Scaling Cross-Embodied Learning: One Policy for Manipulation, Navigation, Locomotion and Aviation
Ria Doshi, Homer Walke, Oier Mees, Sudeep Dasari, Sergey Levine
2024-08-22
Summary
This paper discusses a method called CrossFormer, which allows different types of robots to learn and perform tasks using the same set of instructions, improving their ability to work across various environments.
What's the problem?
In robot learning, most systems need large amounts of data to perform well, but each robot type often has only limited data available. This makes it hard for robots to learn effectively, especially when they have different sensors and controls. Training separate models for each robot can be inefficient and doesn’t take advantage of the broader data available.
What's the solution?
The authors introduce CrossFormer, a flexible policy that can learn from data collected from many types of robots. They trained CrossFormer on a huge dataset containing 900,000 examples from 20 different robots. This model can control various robots, like wheeled robots and drones, without needing separate training for each type. It adapts easily to the differences in how each robot operates.
Why it matters?
This research is important because it shows how robots can share learning experiences, making them smarter and more capable without needing excessive data for each individual robot. This could lead to more advanced robotics applications in areas like manufacturing, delivery, and exploration.
Abstract
Modern machine learning systems rely on large datasets to attain broad generalization, and this often poses a challenge in robot learning, where each robotic platform and task might have only a small dataset.
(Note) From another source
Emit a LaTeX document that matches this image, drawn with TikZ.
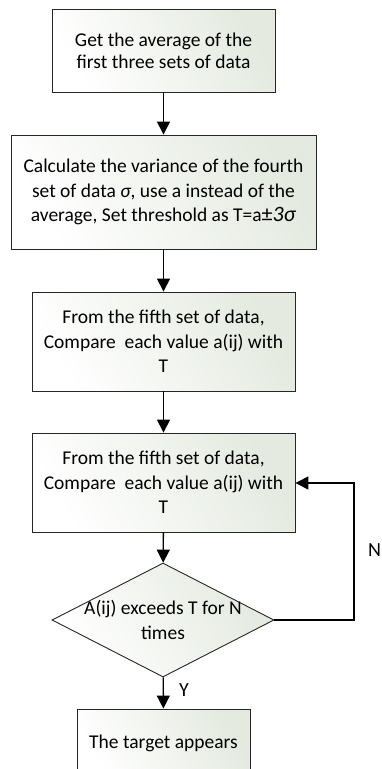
\documentclass[tikz,border=0pt]{standalone}
\usepackage{fontspec}
\setmainfont{Carlito}
\usetikzlibrary{shapes.geometric,arrows.meta}
\definecolor{fillA}{RGB}{228,234,224}
\tikzset{
  procbox/.style={draw=black!85, line width=0.9pt, left color=fillA, right color=white, shading angle=-60,
    inner sep=0pt, align=center, font=\fontsize{19.5}{24.5}\selectfont},
  decbox/.style={draw=black!85, line width=0.9pt, diamond, left color=fillA, right color=white, shading angle=-60,
    inner sep=0pt, minimum width=222pt, minimum height=114pt},
  flow/.style={line width=1.4pt, -{Triangle[length=13pt,width=13pt]}},
  lbl/.style={font=\fontsize{20}{22}\selectfont, inner sep=0pt}
}
\begin{document}
\begin{tikzpicture}[x=1pt,y=-1pt]
\useasboundingbox (0,0) rectangle (381,769);
\clip (0,0) rectangle (381,769);
\fill[white] (0,0) rectangle (381,769);
\node[procbox, minimum width=223pt, minimum height=83pt, font=\fontsize{19.5}{22}\selectfont] (b1) at (163.5,50.5)
  {Get the average of the\\first three sets of data};
\node[procbox, minimum width=305pt, minimum height=114pt] (b2) at (163.5,192)
  {Calculate the variance of the fourth\\set of data \textit{σ}, use a instead of the\\average, Set threshold as T=a{\fontsize{22}{24.5}\selectfont ±\textit{3σ}}};
\node[procbox, minimum width=263pt, minimum height=99pt] (b3) at (163.5,341.5)
  {From the fifth set of data,\\Compare\ \ each value a(ij) with\\T};
\node[procbox, minimum width=263pt, minimum height=99pt] (b4) at (163.5,482.5)
  {From the fifth set of data,\\Compare\ \ each value a(ij) with\\T};
\node[decbox] (d) at (163,620) {};
\node[align=center, inner sep=0pt, font=\fontsize{19.5}{24.5}\selectfont] (dt) at (163,620) {A(ij) exceeds T for N\\times};
\node[procbox, minimum width=173pt, minimum height=68pt] (b5) at (163.5,743) {The target appears};
\coordinate (c1) at (354,620);
\coordinate (c2) at (354,483);
\draw[flow] (b1) -- (b2);
\draw[flow] (b2) -- (b3);
\draw[flow] (b3) -- (b4);
\draw[flow] (b4) -- (d);
\draw[flow] (d) -- (b5);
\draw[flow] (d.east) -- (c1) -- (c2) -- (b4.east |- c2);
\node[lbl, anchor=west] (ylbl) at (179,690) {Y};
\node[lbl, anchor=west] (nlbl) at (368,550) {N};
\end{tikzpicture}
\end{document}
By training a single policy across many different kinds of robots, a robot learning method can leverage much broader and more diverse datasets, which in turn can lead to better generalization and robustness. However, training a single policy on multi-robot data is challenging because robots can have widely varying sensors, actuators, and control frequencies. We propose CrossFormer, a scalable and flexible transformer-based policy that can consume data from any embodiment. We train CrossFormer on the largest and most diverse dataset to date, 900K trajectories across 20 different robot embodiments. We demonstrate that the same network weights can control vastly different robots, including single and dual arm manipulation systems, wheeled robots, quadcopters, and quadrupeds. Unlike prior work, our model does not require manual alignment of the observation or action spaces. Extensive experiments in the real world show that our method matches the performance of specialist policies tailored for each embodiment, while also significantly outperforming the prior state of the art in cross-embodiment learning.